**Description of the task:** Transcribe word for word only the span whose first line is the one with "Convert this chart to Apache ECharts code." and whose last line is the one with "var vals = [null].concat(medianValues, [null]);"; both of those lines belong to it.

**Material provided:**
- - - - -

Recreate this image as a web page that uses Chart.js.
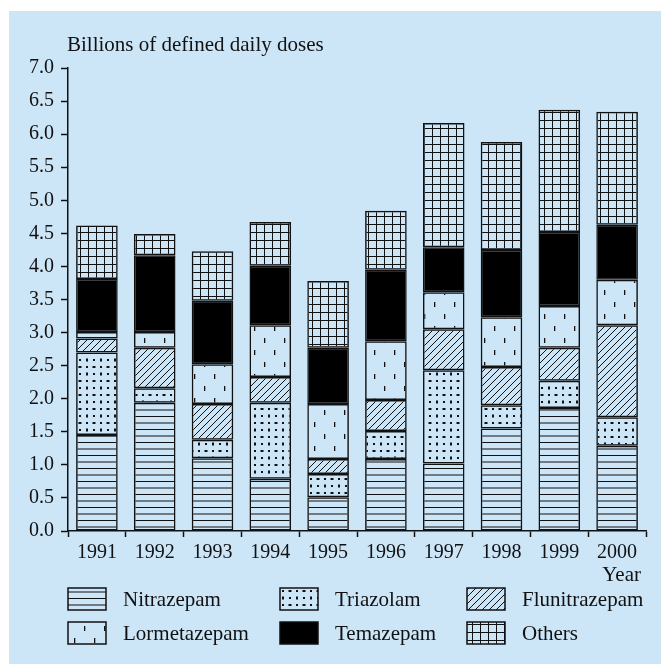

- - - - -

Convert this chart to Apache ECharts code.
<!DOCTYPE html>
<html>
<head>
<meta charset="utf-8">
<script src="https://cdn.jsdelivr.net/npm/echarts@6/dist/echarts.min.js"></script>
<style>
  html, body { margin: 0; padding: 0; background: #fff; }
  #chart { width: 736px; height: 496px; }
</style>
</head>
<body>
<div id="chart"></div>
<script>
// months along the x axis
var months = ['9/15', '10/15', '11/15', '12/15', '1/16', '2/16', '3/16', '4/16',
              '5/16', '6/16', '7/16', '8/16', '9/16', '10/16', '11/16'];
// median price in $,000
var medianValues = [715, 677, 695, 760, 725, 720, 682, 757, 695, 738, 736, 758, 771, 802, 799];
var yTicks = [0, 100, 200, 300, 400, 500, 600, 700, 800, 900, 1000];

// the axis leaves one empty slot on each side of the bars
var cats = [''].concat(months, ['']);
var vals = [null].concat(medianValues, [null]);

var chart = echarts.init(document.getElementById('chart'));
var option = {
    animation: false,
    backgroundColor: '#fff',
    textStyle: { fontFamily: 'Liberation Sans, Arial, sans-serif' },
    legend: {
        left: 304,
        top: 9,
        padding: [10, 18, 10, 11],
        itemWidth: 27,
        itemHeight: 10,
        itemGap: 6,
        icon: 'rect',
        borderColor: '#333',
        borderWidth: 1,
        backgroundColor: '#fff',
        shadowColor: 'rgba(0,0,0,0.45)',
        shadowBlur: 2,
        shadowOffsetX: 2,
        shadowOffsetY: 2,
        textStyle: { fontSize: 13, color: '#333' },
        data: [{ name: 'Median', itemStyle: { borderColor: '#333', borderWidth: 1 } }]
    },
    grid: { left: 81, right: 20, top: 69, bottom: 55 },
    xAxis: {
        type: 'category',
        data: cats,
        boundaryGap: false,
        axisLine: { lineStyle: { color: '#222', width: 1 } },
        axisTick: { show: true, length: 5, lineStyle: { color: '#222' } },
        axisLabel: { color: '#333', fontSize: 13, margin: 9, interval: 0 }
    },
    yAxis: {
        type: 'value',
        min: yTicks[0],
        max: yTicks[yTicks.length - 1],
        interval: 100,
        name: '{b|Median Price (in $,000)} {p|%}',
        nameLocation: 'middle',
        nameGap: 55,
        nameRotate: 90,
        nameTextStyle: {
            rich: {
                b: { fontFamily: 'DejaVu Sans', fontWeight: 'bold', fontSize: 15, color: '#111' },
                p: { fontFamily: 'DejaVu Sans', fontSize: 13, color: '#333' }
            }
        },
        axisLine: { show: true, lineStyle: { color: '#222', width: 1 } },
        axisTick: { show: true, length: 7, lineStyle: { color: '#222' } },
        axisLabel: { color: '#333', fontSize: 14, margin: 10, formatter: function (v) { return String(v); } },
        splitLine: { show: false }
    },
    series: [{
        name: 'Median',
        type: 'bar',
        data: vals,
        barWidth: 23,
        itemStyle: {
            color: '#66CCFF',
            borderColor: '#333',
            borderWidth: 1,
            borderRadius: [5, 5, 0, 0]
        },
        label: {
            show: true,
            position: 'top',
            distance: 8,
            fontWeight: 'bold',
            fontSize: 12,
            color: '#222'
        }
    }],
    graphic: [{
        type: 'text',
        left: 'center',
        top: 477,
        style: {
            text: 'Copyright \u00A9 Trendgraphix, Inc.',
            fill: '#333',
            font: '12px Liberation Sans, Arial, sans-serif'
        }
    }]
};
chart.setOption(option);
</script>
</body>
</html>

- - - - -

**Result:**
Convert this chart to Apache ECharts code.
<!DOCTYPE html>
<html>
<head>
<meta charset="utf-8">
<script src="https://cdn.jsdelivr.net/npm/echarts@6/dist/echarts.min.js"></script>
<style>
  html, body { margin: 0; padding: 0; background: #fff; }
  #chart { width: 736px; height: 496px; }
</style>
</head>
<body>
<div id="chart"></div>
<script>
// months along the x axis
var months = ['9/15', '10/15', '11/15', '12/15', '1/16', '2/16', '3/16', '4/16',
              '5/16', '6/16', '7/16', '8/16', '9/16', '10/16', '11/16'];
// median price in $,000
var medianValues = [715, 677, 695, 760, 725, 720, 682, 757, 695, 738, 736, 758, 771, 802, 799];
var yTicks = [0, 100, 200, 300, 400, 500, 600, 700, 800, 900, 1000];

// the axis leaves one empty slot on each side of the bars
var cats = [''].concat(months, ['']);
var vals = [null].concat(medianValues, [null]);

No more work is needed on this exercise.